START

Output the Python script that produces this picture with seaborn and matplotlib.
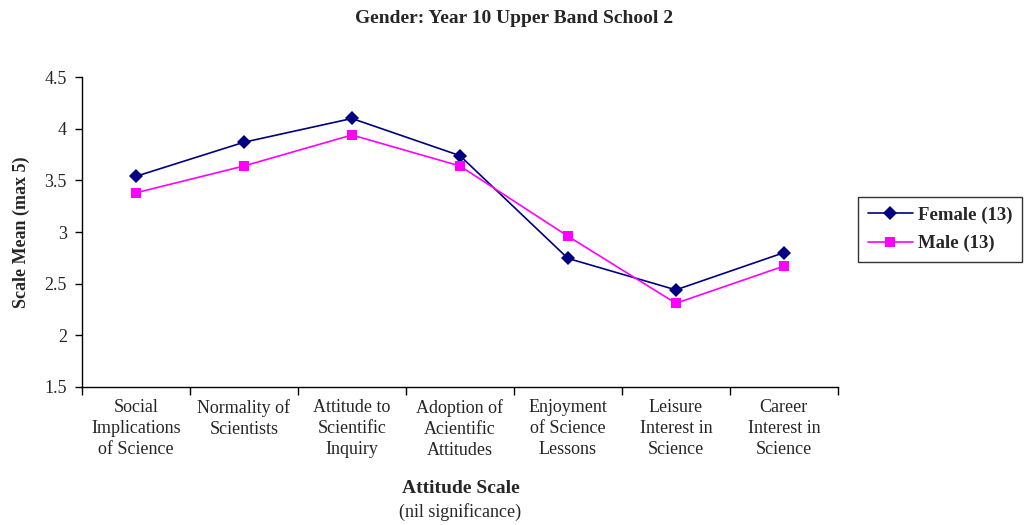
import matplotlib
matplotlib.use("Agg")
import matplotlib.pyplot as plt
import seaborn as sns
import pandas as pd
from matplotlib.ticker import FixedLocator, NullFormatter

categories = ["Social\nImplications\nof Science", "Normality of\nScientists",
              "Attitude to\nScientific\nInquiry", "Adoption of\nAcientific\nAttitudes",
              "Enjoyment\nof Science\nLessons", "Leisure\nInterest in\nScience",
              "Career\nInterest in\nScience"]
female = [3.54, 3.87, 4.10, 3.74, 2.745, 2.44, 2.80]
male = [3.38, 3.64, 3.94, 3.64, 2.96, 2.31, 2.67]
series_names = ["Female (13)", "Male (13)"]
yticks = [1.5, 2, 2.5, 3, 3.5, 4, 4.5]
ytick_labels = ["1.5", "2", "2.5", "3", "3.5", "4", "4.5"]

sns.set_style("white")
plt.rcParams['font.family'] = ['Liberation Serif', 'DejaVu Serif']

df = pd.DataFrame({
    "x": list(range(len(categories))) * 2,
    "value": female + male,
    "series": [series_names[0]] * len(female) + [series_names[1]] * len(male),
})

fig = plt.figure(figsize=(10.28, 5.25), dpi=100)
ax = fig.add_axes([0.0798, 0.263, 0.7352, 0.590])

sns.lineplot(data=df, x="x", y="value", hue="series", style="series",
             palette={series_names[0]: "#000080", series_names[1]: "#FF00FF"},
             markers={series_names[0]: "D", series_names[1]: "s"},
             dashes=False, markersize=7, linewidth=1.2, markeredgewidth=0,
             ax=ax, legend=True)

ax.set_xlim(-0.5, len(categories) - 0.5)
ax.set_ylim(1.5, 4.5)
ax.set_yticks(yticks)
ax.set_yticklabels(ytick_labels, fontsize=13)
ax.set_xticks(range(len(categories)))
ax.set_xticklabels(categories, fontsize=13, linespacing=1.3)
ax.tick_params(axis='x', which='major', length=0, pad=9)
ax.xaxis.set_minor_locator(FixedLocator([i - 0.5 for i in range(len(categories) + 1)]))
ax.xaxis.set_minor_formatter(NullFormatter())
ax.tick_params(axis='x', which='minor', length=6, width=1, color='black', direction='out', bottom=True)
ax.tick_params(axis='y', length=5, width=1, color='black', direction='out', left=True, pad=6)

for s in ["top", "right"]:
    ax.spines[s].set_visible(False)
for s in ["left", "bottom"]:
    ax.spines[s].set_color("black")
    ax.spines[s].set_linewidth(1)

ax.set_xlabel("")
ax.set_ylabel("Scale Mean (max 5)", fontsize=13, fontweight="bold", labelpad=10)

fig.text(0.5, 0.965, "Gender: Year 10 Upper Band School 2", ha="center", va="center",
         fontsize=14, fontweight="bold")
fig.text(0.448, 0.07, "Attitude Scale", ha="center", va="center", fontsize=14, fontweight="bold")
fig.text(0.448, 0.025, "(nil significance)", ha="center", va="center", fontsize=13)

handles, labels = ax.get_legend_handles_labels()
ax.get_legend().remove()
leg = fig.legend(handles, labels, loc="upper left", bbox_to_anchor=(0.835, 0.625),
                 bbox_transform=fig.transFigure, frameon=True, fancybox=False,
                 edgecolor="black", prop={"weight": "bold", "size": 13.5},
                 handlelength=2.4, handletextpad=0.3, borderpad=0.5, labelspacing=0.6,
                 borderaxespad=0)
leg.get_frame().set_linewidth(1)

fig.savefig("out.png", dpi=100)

END

Exercise goal:
Find every line that holds "matplotlib" and copy it.

Solution:
Output the Python script that produces this picture with seaborn and matplotlib.
import matplotlib
matplotlib.use("Agg")
import matplotlib.pyplot as plt
from matplotlib.ticker import FixedLocator, NullFormatter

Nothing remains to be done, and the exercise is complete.